== Data entries ==
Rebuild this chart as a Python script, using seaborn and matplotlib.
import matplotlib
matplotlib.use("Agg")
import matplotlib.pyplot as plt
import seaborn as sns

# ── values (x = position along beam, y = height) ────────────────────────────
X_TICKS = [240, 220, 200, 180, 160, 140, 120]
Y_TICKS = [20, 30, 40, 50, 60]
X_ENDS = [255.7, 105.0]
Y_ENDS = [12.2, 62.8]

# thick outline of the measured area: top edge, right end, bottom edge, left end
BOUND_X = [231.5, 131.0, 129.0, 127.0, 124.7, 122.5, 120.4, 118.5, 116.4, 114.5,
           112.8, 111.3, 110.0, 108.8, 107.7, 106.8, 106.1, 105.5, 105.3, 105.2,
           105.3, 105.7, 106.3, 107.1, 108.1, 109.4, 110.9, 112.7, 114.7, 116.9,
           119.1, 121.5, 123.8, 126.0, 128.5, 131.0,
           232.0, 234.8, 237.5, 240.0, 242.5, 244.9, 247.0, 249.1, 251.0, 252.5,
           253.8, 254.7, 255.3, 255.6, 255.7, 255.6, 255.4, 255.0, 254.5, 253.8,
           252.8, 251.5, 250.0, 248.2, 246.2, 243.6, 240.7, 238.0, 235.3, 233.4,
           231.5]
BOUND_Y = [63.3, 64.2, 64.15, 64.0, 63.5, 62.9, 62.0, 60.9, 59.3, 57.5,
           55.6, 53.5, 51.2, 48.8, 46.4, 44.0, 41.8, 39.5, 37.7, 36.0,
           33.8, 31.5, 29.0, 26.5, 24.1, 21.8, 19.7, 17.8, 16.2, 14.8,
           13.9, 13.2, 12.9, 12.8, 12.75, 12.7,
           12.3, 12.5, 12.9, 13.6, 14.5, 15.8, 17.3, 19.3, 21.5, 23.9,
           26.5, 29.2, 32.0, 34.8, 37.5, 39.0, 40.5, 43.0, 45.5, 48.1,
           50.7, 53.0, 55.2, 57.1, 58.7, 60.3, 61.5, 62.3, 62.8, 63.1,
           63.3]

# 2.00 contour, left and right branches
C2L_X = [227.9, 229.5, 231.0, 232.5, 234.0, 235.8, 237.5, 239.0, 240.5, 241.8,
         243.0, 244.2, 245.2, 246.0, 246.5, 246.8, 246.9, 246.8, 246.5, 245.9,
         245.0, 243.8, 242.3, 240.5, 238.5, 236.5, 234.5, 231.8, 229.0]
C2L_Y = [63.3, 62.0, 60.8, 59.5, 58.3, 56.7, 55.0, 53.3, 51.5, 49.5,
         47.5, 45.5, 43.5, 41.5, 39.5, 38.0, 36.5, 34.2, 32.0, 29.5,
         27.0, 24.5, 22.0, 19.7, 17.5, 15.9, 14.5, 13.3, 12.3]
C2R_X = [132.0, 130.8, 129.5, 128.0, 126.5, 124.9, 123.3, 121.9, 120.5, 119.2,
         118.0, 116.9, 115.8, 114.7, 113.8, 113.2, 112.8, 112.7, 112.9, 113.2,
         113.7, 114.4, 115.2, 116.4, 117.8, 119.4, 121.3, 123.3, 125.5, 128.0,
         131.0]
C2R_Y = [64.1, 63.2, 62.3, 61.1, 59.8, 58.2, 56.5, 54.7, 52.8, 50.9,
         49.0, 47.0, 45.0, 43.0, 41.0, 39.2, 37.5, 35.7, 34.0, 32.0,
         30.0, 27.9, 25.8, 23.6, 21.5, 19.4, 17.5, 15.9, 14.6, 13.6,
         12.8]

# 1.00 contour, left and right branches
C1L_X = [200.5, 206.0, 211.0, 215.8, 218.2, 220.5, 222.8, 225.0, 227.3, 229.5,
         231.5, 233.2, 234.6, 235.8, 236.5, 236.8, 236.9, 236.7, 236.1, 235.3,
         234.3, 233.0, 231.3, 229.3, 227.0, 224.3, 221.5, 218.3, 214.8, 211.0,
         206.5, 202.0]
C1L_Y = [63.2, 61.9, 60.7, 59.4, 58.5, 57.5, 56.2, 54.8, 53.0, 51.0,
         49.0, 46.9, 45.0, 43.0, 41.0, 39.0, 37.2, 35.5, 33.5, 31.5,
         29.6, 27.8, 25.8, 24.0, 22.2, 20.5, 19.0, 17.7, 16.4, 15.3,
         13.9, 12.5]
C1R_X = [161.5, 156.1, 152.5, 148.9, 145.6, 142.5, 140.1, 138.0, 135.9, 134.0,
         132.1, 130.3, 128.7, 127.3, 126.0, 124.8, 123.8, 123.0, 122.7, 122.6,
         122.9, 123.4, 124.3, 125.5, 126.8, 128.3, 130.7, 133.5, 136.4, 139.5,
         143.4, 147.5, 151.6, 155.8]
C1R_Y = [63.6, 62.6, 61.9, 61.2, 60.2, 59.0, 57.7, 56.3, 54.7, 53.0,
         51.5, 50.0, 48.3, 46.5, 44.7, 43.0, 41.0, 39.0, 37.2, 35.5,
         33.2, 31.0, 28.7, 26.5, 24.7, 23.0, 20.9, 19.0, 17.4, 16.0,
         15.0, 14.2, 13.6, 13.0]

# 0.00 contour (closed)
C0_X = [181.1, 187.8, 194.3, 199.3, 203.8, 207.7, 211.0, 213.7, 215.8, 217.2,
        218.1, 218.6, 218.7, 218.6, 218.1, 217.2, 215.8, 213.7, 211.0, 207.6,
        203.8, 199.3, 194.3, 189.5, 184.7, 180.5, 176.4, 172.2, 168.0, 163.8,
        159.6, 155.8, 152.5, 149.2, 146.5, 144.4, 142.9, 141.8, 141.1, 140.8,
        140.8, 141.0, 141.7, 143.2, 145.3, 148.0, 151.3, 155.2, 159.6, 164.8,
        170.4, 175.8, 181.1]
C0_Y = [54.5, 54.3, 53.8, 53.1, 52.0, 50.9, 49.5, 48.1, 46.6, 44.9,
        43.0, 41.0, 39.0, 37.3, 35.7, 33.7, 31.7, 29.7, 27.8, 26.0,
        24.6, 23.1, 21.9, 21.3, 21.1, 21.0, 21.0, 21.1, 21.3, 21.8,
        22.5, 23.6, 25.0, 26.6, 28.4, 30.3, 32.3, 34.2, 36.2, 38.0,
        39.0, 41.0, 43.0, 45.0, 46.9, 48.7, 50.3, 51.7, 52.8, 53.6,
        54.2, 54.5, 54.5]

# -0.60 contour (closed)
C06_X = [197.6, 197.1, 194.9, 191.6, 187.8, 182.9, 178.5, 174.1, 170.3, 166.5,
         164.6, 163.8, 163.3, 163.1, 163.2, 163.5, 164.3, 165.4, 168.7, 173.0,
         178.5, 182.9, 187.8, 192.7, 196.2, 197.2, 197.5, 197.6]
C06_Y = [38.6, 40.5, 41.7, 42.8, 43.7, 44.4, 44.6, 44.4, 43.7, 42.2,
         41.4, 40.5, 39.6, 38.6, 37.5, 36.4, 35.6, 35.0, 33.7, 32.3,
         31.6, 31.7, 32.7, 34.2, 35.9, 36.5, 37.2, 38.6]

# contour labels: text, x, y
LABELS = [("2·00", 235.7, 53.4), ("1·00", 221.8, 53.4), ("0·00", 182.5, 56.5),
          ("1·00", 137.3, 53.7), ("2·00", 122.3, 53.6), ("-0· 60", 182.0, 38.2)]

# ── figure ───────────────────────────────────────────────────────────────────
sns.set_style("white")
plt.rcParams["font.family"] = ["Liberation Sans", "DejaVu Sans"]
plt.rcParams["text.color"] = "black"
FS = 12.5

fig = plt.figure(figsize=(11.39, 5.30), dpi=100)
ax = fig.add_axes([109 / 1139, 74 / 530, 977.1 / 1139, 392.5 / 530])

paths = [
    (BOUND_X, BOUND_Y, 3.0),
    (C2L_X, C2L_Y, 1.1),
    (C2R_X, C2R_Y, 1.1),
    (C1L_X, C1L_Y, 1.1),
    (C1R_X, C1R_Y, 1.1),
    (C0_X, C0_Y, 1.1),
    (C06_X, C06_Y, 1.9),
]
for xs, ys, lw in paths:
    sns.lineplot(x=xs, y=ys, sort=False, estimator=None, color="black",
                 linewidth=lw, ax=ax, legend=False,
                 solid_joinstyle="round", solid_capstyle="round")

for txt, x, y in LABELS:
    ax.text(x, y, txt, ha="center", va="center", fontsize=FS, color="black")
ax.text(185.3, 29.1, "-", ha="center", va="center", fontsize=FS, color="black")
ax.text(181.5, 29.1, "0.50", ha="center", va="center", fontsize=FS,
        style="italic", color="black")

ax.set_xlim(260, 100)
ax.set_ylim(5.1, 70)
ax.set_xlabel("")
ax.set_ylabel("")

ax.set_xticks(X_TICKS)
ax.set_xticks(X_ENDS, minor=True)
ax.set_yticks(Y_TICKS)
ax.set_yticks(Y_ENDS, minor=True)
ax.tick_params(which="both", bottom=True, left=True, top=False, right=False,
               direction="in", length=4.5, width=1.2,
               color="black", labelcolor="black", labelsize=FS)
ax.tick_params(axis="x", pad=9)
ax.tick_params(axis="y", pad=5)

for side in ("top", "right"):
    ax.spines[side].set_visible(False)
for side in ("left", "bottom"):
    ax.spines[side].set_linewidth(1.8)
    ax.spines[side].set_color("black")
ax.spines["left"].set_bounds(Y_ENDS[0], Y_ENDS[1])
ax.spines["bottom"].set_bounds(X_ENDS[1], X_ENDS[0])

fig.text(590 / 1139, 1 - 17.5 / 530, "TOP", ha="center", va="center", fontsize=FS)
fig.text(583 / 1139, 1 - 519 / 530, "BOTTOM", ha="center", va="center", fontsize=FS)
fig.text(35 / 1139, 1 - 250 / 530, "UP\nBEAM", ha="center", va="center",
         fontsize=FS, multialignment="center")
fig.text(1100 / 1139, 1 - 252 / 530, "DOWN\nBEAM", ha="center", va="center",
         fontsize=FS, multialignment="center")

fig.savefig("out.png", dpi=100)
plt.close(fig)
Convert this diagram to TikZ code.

== Given request ==
Return the entries above unchanged, starting at the first line and stopping after the line with "Y_ENDS = [12.2, 62.8]".

== Response ==
Rebuild this chart as a Python script, using seaborn and matplotlib.
import matplotlib
matplotlib.use("Agg")
import matplotlib.pyplot as plt
import seaborn as sns

# ── values (x = position along beam, y = height) ────────────────────────────
X_TICKS = [240, 220, 200, 180, 160, 140, 120]
Y_TICKS = [20, 30, 40, 50, 60]
X_ENDS = [255.7, 105.0]
Y_ENDS = [12.2, 62.8]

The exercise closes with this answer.